Wells rattles off celebrity stories — there seems to be an endless number of them — with ease.
He’s “beaten the face” — a positive term used to describe when an artist has applied flawless makeup — of Beyonce, Halle Berry and Michelle Obama.
He was Robin Givens’ makeup artist for important events such as her wedding to Mike Tyson and their now infamous interview with Barbara Walters. He did the makeup for Lauryn Hill’s neo-soul classic “Doo-Wop (That Thing)” video in 1998. He was also there for a number of Aretha Franklin photos — he calls her “ReRe.”
No plastic surgery
His work was so good, he said the late Joan Rivers demanded to know how much plastic surgery his clients had done.
“I told her ‘Black people don’t get cut. I’m the doctor,’ as I took out my brush,” he recalled with a chuckle. “I think I shocked a lot of people.”

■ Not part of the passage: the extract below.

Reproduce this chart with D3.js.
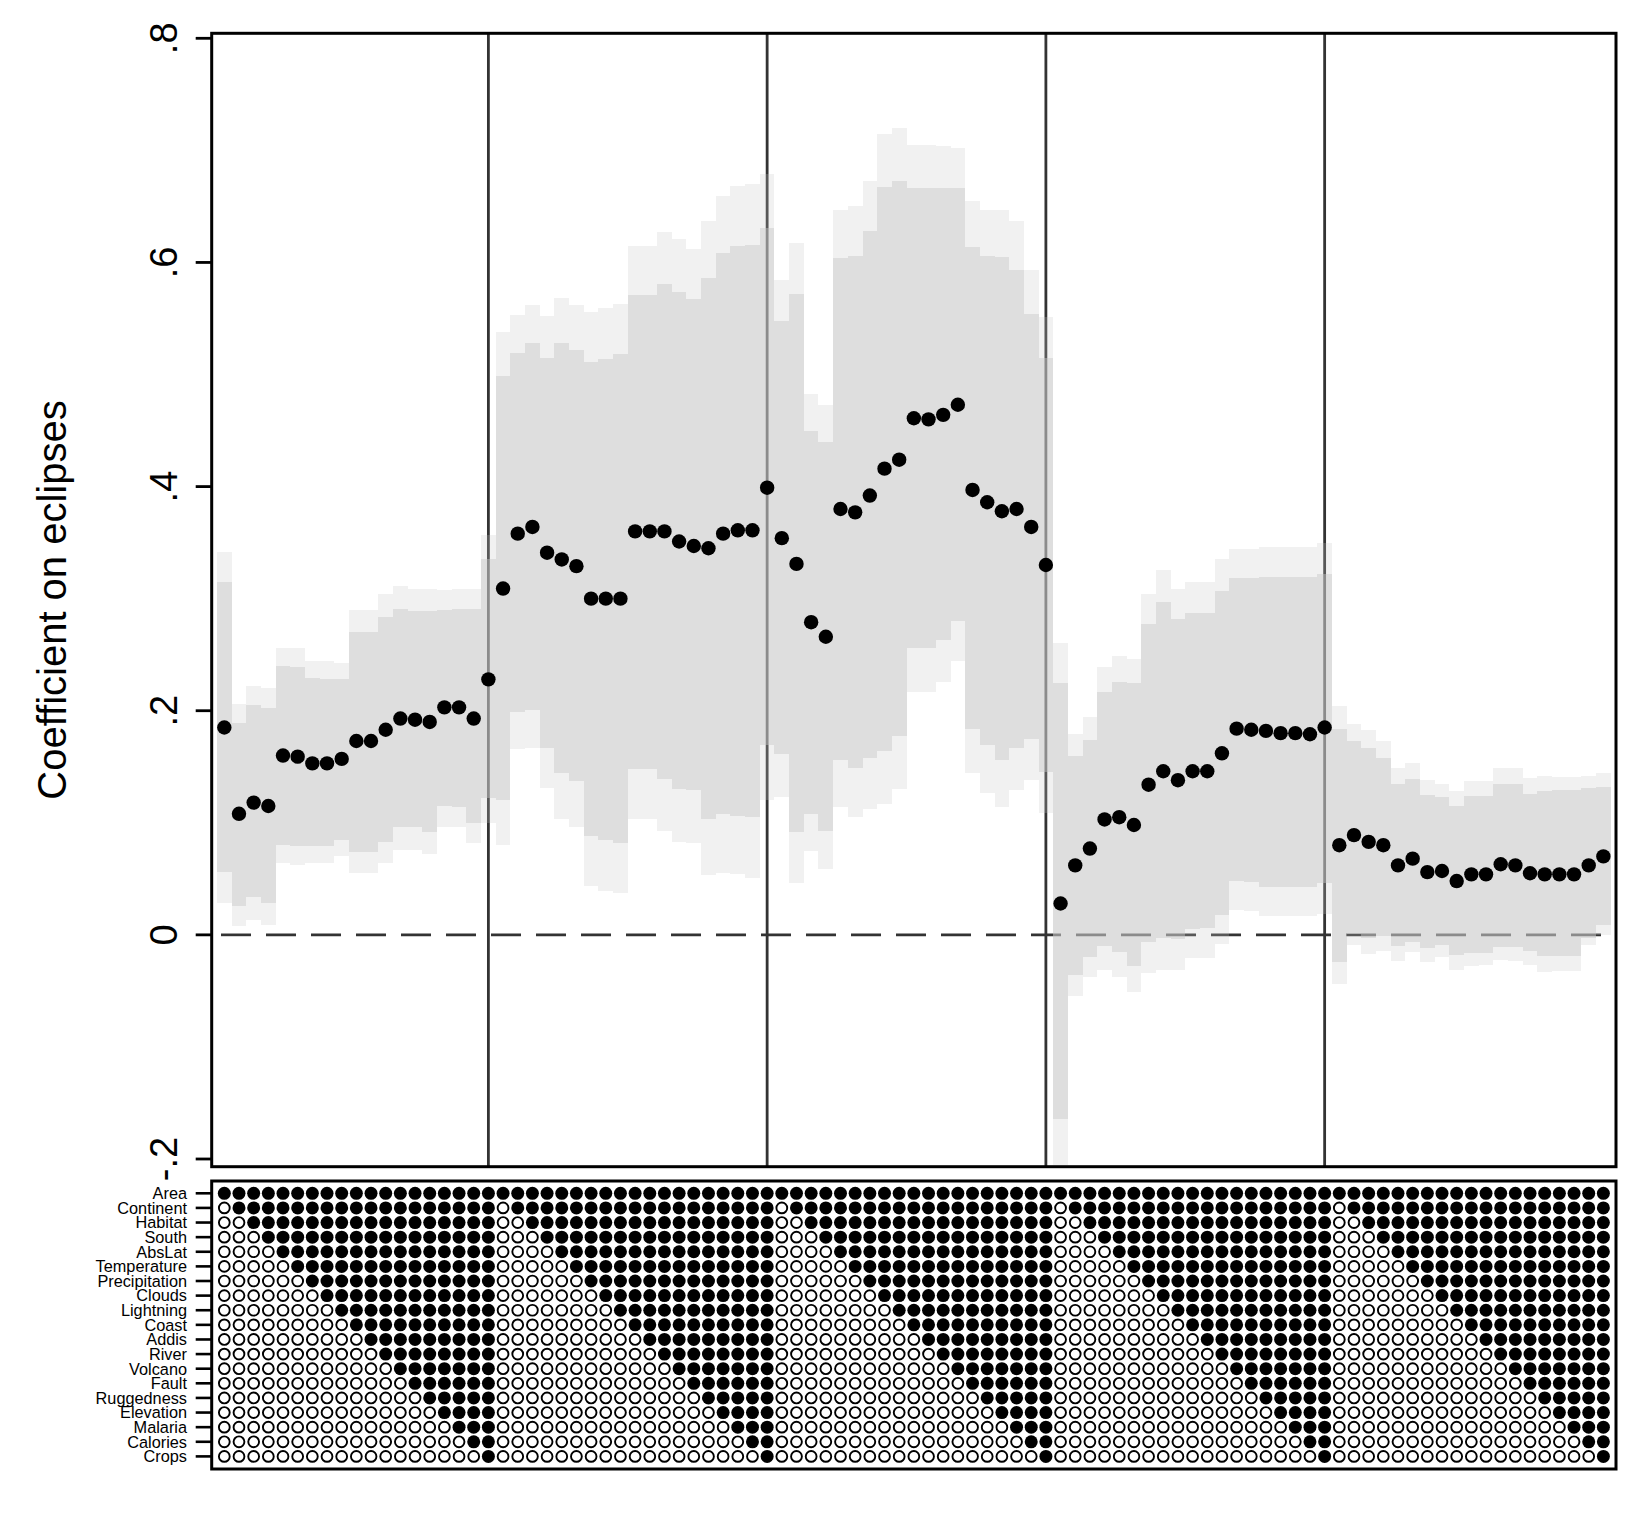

The women in his retirement community eat up every juicy detail.
“This is what we have to go through,” Lievers exclaimed with a laugh.
It hasn’t always been fun for Wells. There were a lot of dark times.
Wells said he was molested as a child.
“I never told anyone,” he said.
There was the constant teasing about being gay and repeated fights.
Later on, he deflected homophobia from parents and co-workers alike who were skeptical of a gay man teaching art and dance to students.
“They didn’t understand what a homosexual was,” he said.
And even after he moved to a more accepting New York City fashion scene, he lost numerous friends during the AIDS epidemic of the 1980s and 1990s.
Even trying to break into the makeup industry was a challenge — especially for someone looking to provide makeup services for women of color.
Wells started out during a time when there were no major cosmetic companies that catered to Black women.
Wells had to custom-create his own makeup, concocting lipstick and eye shadow for his Black clients with foundations and powders meant for White skin tones.
“Oprah never credited makeup companies in the beginning because we had to make it up. Oprah didn’t believe in lying,” he said. “I had to create all of the makeup. They just didn’t exist.”
It was Wells’ willingness to pioneer new makeup techniques for Black women that caught Winfrey’s eye, according to Wells.
“I did contouring in 1981 before it became a clown’s look,” Wells said.
Wells remembers when he first completed the makeup on the budding media mogul’s skin for an Essence cover.
“She said, ‘I’ve never looked this good before.’ I told her that I could make her look that good every day,” he recalled of the 1986 encounter.
By 1990, Oprah relocated Wells to Chicago to be her full-time makeup artist.
There, Wells’ work didn’t end with makeup. He worked with lighting technicians to come up with non-traditional ways to light sets so that Black skin would look its best on camera.
“The lighting was not acceptable for Black people,” he said, adding that he incorporated six spotlights, which were traditionally used in theaters, for studio tapings. “I told Oprah that I would never win an Emmy with this [old] lighting.”
Kudos to Winfrey
Wells delivered. In 1995, he won the Daytime Emmy Award for Outstanding Makeup. He was nominated four additional times.
Wells is quick to attribute much of his success to his work with Winfrey.
“There’s no secret how Oprah is not afraid to show herself,” Wells said while swiveling between two chairs as he put the finishing touches on Lievers. “You extend yourself and leave parts of yourself behind. If you don’t give, you don’t receive.”